Chef Cuquita Arias de Calvo pays tribute to the country's diverse culinary influences at Salsipuedes.  

Dive into Panama’s melting pot flavors at Salsipuedes Cocina & Bar, which opened in 2012 at the Financial District’s elegant Bristol hotel. Helmed by Cuquita Arias de Calvo, known as “the Martha Stewart of Panama” for her popular cooking show Cocina de Autor, the restaurant pays homage to the indigenous and immigrant influences that have shaped the country. Calvo’s deep respect for her homeland’s cuisine is evident in playful dishes like sweet-and-sour crocodile tail with wonton flowers ($13.50), riffing on flavors introduced by Chinese railway workers in the 1850s, and Spanish Colonial-era favorites, like arroz con pollo ($14) and sancocho, a coriander-flavored regional chicken soup ($10). Look for unique ingredients across the menu, like the pixbae (a palm tree fruit) which comes alongside sea bass in tamarind sauce ($17.50) or the roselle (a Caribbean flower), which is made into a sorbet and served with portobello carpaccio ($10.50).

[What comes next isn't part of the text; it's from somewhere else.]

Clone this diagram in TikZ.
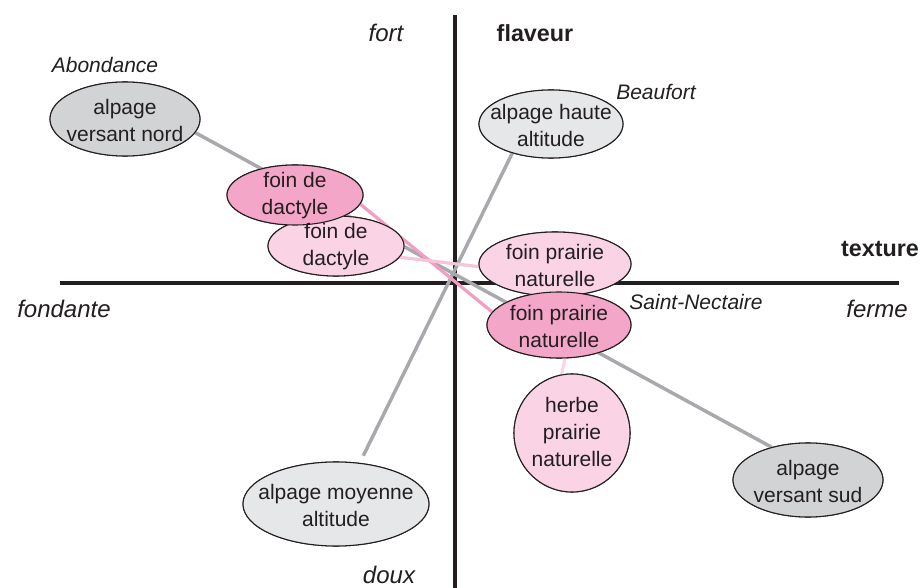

Take an internationally inspired culinary tour via the tasting menu at Manolo Caracol ($36). Chef Manuel Madueño, who grew up at another cultural crossroads (the Andalusian town of Barbate, on the Strait of Gibraltar), is a bit of a Renaissance man—he's also a bookseller and art dealer—and it shows in both the décor (he chose the contemporary paintings on the wall) and the artfully imaginative small plates. The seasonally changing menu, incorporating ingredients from Madueño’s own farm, may include dishes like tuna tartare with tamarind sauce and a pixbae caramel candy; garlic-parsley razor clams with tempura cinnamon leaves and plantain sauce; or “farm-to-plate” chorizo with creamy Peruvian huancaína sauce.

Embrace the New Panamanian cuisine of Barcelona-trained chef Mario Castrellón at Humo. Opened in 2012, the space, filled with paintings of livestock (some bisected by butcher cut labels) sets the stage for the chef’s regional take on barbecue, like smoked queso fresco ($9), baby-back ribs glazed with local rum Ron Abuelo ($19), and brisket smoked with branches from the nance tree, a local fruit popular among Panama’s native tribes ($17). If you can’t get a table, try the chef’s first spot in the city, Maito: Hidden among a tangled thicket of bamboo and banana trees in Coco del Mar, the restaurant is the chef’s ode to local ingredients and the globally inspired fusion that defines Panamanian cooking today, featuring dishes like langoustine tule masi, a traditional stew of the indigenous Kuna tribe made with coconut and plantains ($17).


Published on Mar 27, 2014 as a web exclusive.